▶ Requirement
With the images removed, repeat the data below exactly.

▶ Data extract

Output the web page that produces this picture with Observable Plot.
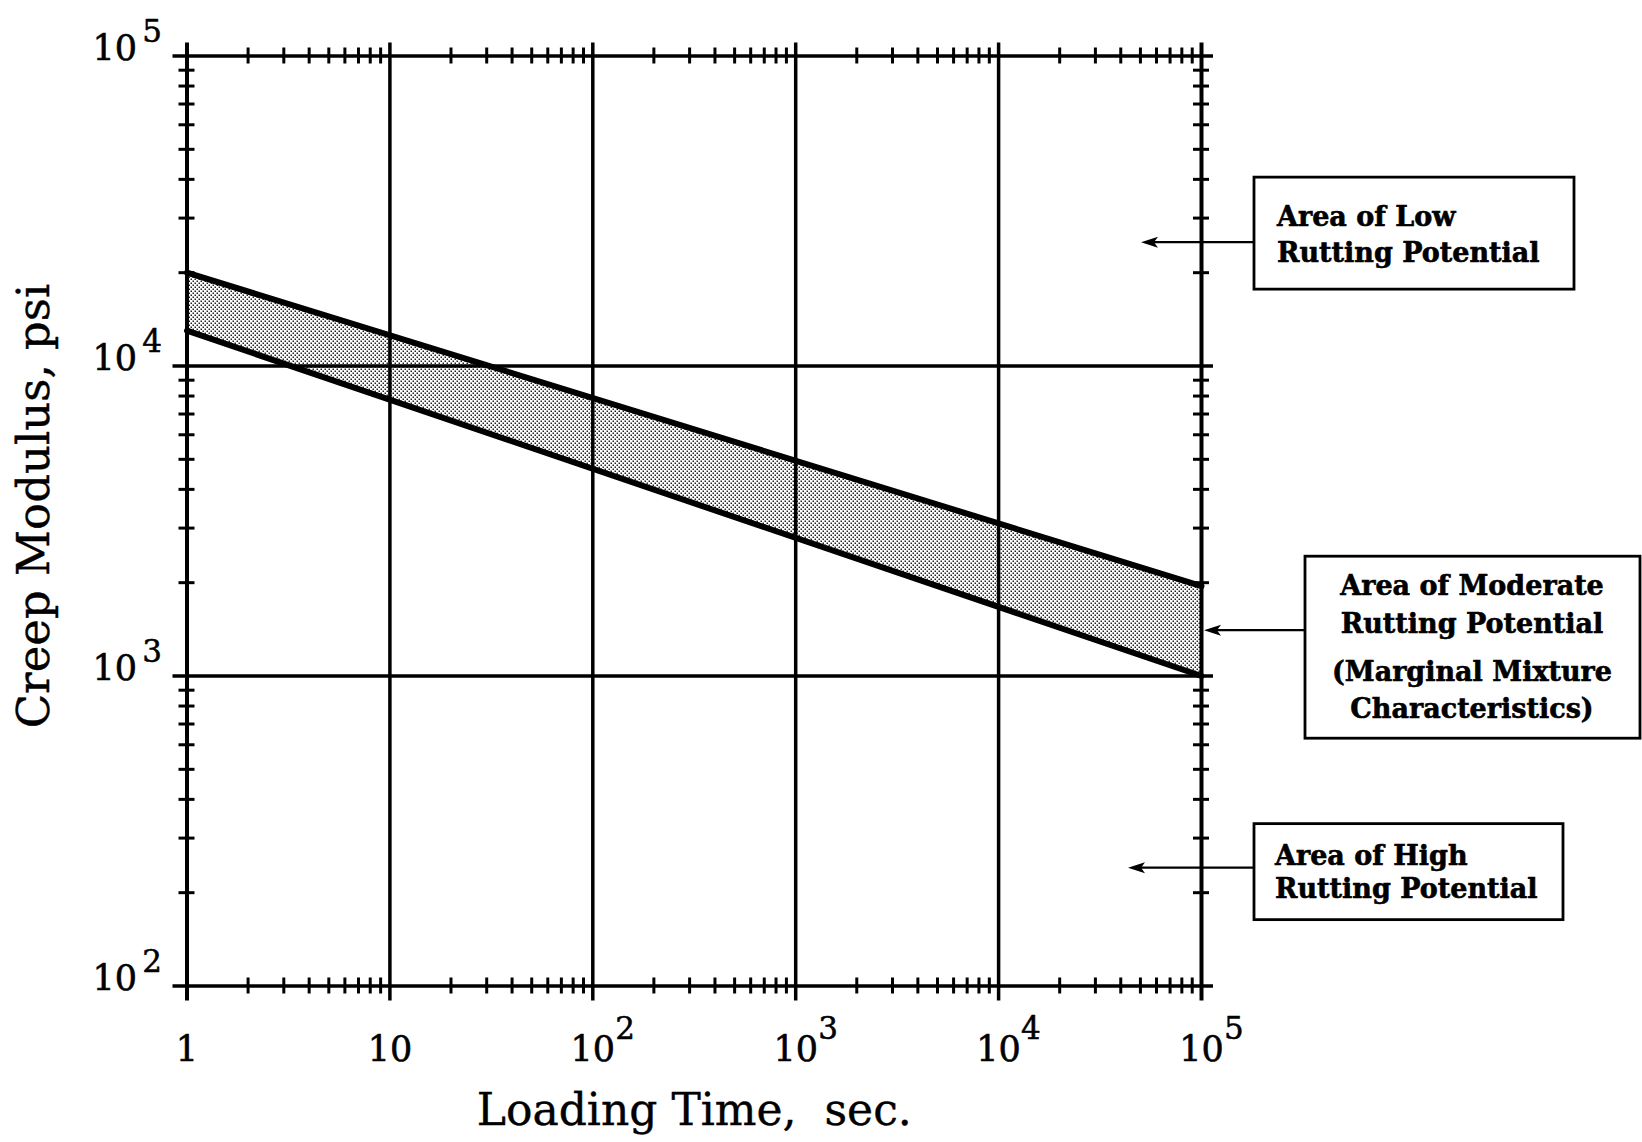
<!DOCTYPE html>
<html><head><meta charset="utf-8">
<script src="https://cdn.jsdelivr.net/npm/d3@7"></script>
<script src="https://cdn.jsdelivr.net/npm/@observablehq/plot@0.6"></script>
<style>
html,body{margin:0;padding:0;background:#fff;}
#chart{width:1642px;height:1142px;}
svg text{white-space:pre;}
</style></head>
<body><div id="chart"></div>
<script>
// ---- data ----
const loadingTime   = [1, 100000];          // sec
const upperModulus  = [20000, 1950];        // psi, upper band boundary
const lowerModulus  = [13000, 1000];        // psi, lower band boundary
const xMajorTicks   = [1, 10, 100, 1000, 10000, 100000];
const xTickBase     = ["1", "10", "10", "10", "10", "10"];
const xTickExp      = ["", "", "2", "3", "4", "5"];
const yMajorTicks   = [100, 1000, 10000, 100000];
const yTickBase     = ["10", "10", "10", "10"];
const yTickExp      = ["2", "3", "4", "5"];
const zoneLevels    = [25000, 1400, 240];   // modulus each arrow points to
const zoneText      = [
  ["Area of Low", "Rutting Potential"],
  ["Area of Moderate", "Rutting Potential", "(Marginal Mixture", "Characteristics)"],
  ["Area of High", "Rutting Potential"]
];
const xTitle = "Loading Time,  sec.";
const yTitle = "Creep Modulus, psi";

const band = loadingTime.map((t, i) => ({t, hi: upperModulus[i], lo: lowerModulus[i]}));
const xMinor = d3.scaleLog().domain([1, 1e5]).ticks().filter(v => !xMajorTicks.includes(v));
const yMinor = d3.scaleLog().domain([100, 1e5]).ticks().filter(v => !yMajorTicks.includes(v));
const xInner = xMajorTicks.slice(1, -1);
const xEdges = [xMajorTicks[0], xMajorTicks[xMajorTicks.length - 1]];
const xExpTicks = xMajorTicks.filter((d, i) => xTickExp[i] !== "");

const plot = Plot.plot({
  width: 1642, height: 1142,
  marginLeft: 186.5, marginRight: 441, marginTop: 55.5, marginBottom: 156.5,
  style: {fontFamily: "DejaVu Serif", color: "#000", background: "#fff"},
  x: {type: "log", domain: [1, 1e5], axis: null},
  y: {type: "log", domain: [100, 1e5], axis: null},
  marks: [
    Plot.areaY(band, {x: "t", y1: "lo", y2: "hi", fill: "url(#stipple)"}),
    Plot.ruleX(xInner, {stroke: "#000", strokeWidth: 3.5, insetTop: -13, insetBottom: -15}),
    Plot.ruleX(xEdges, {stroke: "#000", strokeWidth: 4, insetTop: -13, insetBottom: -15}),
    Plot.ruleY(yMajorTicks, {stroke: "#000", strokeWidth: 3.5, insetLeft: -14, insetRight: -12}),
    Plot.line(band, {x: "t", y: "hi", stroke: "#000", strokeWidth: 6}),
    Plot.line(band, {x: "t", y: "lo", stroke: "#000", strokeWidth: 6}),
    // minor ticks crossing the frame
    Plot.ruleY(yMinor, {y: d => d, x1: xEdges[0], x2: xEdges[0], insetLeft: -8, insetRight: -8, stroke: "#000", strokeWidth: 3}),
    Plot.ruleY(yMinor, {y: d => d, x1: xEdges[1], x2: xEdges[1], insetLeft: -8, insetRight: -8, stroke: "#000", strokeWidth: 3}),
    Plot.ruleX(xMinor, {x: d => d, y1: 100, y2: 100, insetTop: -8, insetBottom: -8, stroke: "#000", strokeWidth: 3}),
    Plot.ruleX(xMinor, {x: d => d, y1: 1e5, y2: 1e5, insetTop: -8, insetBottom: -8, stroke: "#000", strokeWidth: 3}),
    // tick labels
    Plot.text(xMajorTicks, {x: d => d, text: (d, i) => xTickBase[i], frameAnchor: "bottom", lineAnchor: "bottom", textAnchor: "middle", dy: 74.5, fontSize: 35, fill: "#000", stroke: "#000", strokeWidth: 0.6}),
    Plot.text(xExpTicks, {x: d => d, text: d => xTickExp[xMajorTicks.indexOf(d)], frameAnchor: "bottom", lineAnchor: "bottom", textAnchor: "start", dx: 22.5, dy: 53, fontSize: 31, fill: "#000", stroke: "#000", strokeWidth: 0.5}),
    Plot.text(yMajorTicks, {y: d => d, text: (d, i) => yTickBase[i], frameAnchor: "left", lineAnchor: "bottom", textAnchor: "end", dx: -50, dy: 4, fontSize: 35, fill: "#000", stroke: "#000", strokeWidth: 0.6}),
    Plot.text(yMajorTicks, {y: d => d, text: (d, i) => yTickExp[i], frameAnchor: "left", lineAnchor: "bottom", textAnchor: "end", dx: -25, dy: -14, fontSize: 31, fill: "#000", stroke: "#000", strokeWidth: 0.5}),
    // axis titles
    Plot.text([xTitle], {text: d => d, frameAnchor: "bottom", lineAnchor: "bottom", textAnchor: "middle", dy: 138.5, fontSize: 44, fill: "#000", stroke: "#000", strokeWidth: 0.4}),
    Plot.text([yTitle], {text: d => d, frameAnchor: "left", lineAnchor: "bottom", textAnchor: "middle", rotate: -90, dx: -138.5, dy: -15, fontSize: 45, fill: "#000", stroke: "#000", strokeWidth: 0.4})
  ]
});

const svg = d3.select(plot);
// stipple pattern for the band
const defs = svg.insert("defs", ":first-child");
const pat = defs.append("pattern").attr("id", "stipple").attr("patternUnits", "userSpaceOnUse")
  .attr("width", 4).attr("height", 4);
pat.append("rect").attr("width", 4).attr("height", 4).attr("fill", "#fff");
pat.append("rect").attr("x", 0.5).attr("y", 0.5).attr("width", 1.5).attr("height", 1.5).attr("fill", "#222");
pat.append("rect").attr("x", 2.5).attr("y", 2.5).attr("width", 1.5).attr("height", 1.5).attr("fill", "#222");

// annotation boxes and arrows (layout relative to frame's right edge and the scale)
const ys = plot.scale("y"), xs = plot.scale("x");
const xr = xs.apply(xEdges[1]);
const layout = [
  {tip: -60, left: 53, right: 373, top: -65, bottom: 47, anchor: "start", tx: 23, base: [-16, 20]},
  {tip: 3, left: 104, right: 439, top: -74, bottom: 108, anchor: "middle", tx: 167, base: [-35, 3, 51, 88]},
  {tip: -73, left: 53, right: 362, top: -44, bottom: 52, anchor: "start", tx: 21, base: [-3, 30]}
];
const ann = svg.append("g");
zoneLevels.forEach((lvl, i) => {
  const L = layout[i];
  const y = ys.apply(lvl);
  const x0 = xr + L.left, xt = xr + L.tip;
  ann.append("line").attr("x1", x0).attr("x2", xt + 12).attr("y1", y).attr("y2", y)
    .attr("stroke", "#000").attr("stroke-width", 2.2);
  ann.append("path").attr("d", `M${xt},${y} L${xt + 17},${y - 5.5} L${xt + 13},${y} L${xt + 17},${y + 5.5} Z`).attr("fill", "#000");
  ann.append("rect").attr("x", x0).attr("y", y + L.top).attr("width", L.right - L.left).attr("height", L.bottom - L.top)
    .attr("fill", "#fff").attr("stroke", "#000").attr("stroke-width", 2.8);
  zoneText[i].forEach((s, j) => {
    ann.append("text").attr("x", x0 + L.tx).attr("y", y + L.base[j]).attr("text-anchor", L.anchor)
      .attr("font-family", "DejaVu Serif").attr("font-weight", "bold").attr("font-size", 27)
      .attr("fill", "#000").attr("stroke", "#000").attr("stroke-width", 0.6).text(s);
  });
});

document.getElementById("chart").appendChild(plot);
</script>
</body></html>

▶ Worked answer
Output the web page that produces this picture with Observable Plot.
<!DOCTYPE html>
<html><head><meta charset="utf-8">
<script src="https://cdn.jsdelivr.net/npm/d3@7"></script>
<script src="https://cdn.jsdelivr.net/npm/@observablehq/plot@0.6"></script>
<style>
html,body{margin:0;padding:0;background:#fff;}
#chart{width:1642px;height:1142px;}
svg text{white-space:pre;}
</style></head>
<body><div id="chart"></div>
<script>
// ---- data ----
const loadingTime   = [1, 100000];          // sec
const upperModulus  = [20000, 1950];        // psi, upper band boundary
const lowerModulus  = [13000, 1000];        // psi, lower band boundary
const xMajorTicks   = [1, 10, 100, 1000, 10000, 100000];
const xTickBase     = ["1", "10", "10", "10", "10", "10"];
const xTickExp      = ["", "", "2", "3", "4", "5"];
const yMajorTicks   = [100, 1000, 10000, 100000];
const yTickBase     = ["10", "10", "10", "10"];
const yTickExp      = ["2", "3", "4", "5"];
const zoneLevels    = [25000, 1400, 240];   // modulus each arrow points to
const zoneText      = [
  ["Area of Low", "Rutting Potential"],
  ["Area of Moderate", "Rutting Potential", "(Marginal Mixture", "Characteristics)"],
  ["Area of High", "Rutting Potential"]
];
const xTitle = "Loading Time,  sec.";
const yTitle = "Creep Modulus, psi";

const band = loadingTime.map((t, i) => ({t, hi: upperModulus[i], lo: lowerModulus[i]}));
const xMinor = d3.scaleLog().domain([1, 1e5]).ticks().filter(v => !xMajorTicks.includes(v));
const yMinor = d3.scaleLog().domain([100, 1e5]).ticks().filter(v => !yMajorTicks.includes(v));
const xInner = xMajorTicks.slice(1, -1);
const xEdges = [xMajorTicks[0], xMajorTicks[xMajorTicks.length - 1]];
const xExpTicks = xMajorTicks.filter((d, i) => xTickExp[i] !== "");

const plot = Plot.plot({
  width: 1642, height: 1142,
  marginLeft: 186.5, marginRight: 441, marginTop: 55.5, marginBottom: 156.5,
  style: {fontFamily: "DejaVu Serif", color: "#000", background: "#fff"},
  x: {type: "log", domain: [1, 1e5], axis: null},
  y: {type: "log", domain: [100, 1e5], axis: null},
  marks: [
    Plot.areaY(band, {x: "t", y1: "lo", y2: "hi", fill: "url(#stipple)"}),
    Plot.ruleX(xInner, {stroke: "#000", strokeWidth: 3.5, insetTop: -13, insetBottom: -15}),
    Plot.ruleX(xEdges, {stroke: "#000", strokeWidth: 4, insetTop: -13, insetBottom: -15}),
    Plot.ruleY(yMajorTicks, {stroke: "#000", strokeWidth: 3.5, insetLeft: -14, insetRight: -12}),
    Plot.line(band, {x: "t", y: "hi", stroke: "#000", strokeWidth: 6}),
    Plot.line(band, {x: "t", y: "lo", stroke: "#000", strokeWidth: 6}),
    // minor ticks crossing the frame
    Plot.ruleY(yMinor, {y: d => d, x1: xEdges[0], x2: xEdges[0], insetLeft: -8, insetRight: -8, stroke: "#000", strokeWidth: 3}),
    Plot.ruleY(yMinor, {y: d => d, x1: xEdges[1], x2: xEdges[1], insetLeft: -8, insetRight: -8, stroke: "#000", strokeWidth: 3}),
    Plot.ruleX(xMinor, {x: d => d, y1: 100, y2: 100, insetTop: -8, insetBottom: -8, stroke: "#000", strokeWidth: 3}),
    Plot.ruleX(xMinor, {x: d => d, y1: 1e5, y2: 1e5, insetTop: -8, insetBottom: -8, stroke: "#000", strokeWidth: 3}),
    // tick labels
    Plot.text(xMajorTicks, {x: d => d, text: (d, i) => xTickBase[i], frameAnchor: "bottom", lineAnchor: "bottom", textAnchor: "middle", dy: 74.5, fontSize: 35, fill: "#000", stroke: "#000", strokeWidth: 0.6}),
    Plot.text(xExpTicks, {x: d => d, text: d => xTickExp[xMajorTicks.indexOf(d)], frameAnchor: "bottom", lineAnchor: "bottom", textAnchor: "start", dx: 22.5, dy: 53, fontSize: 31, fill: "#000", stroke: "#000", strokeWidth: 0.5}),
    Plot.text(yMajorTicks, {y: d => d, text: (d, i) => yTickBase[i], frameAnchor: "left", lineAnchor: "bottom", textAnchor: "end", dx: -50, dy: 4, fontSize: 35, fill: "#000", stroke: "#000", strokeWidth: 0.6}),
    Plot.text(yMajorTicks, {y: d => d, text: (d, i) => yTickExp[i], frameAnchor: "left", lineAnchor: "bottom", textAnchor: "end", dx: -25, dy: -14, fontSize: 31, fill: "#000", stroke: "#000", strokeWidth: 0.5}),
    // axis titles
    Plot.text([xTitle], {text: d => d, frameAnchor: "bottom", lineAnchor: "bottom", textAnchor: "middle", dy: 138.5, fontSize: 44, fill: "#000", stroke: "#000", strokeWidth: 0.4}),
    Plot.text([yTitle], {text: d => d, frameAnchor: "left", lineAnchor: "bottom", textAnchor: "middle", rotate: -90, dx: -138.5, dy: -15, fontSize: 45, fill: "#000", stroke: "#000", strokeWidth: 0.4})
  ]
});

const svg = d3.select(plot);
// stipple pattern for the band
const defs = svg.insert("defs", ":first-child");
const pat = defs.append("pattern").attr("id", "stipple").attr("patternUnits", "userSpaceOnUse")
  .attr("width", 4).attr("height", 4);
pat.append("rect").attr("width", 4).attr("height", 4).attr("fill", "#fff");
pat.append("rect").attr("x", 0.5).attr("y", 0.5).attr("width", 1.5).attr("height", 1.5).attr("fill", "#222");
pat.append("rect").attr("x", 2.5).attr("y", 2.5).attr("width", 1.5).attr("height", 1.5).attr("fill", "#222");

// annotation boxes and arrows (layout relative to frame's right edge and the scale)
const ys = plot.scale("y"), xs = plot.scale("x");
const xr = xs.apply(xEdges[1]);
const layout = [
  {tip: -60, left: 53, right: 373, top: -65, bottom: 47, anchor: "start", tx: 23, base: [-16, 20]},
  {tip: 3, left: 104, right: 439, top: -74, bottom: 108, anchor: "middle", tx: 167, base: [-35, 3, 51, 88]},
  {tip: -73, left: 53, right: 362, top: -44, bottom: 52, anchor: "start", tx: 21, base: [-3, 30]}
];
const ann = svg.append("g");
zoneLevels.forEach((lvl, i) => {
  const L = layout[i];
  const y = ys.apply(lvl);
  const x0 = xr + L.left, xt = xr + L.tip;
  ann.append("line").attr("x1", x0).attr("x2", xt + 12).attr("y1", y).attr("y2", y)
    .attr("stroke", "#000").attr("stroke-width", 2.2);
  ann.append("path").attr("d", `M${xt},${y} L${xt + 17},${y - 5.5} L${xt + 13},${y} L${xt + 17},${y + 5.5} Z`).attr("fill", "#000");
  ann.append("rect").attr("x", x0).attr("y", y + L.top).attr("width", L.right - L.left).attr("height", L.bottom - L.top)
    .attr("fill", "#fff").attr("stroke", "#000").attr("stroke-width", 2.8);
  zoneText[i].forEach((s, j) => {
    ann.append("text").attr("x", x0 + L.tx).attr("y", y + L.base[j]).attr("text-anchor", L.anchor)
      .attr("font-family", "DejaVu Serif").attr("font-weight", "bold").attr("font-size", 27)
      .attr("fill", "#000").attr("stroke", "#000").attr("stroke-width", 0.6).text(s);
  });
});

document.getElementById("chart").appendChild(plot);
</script>
</body></html>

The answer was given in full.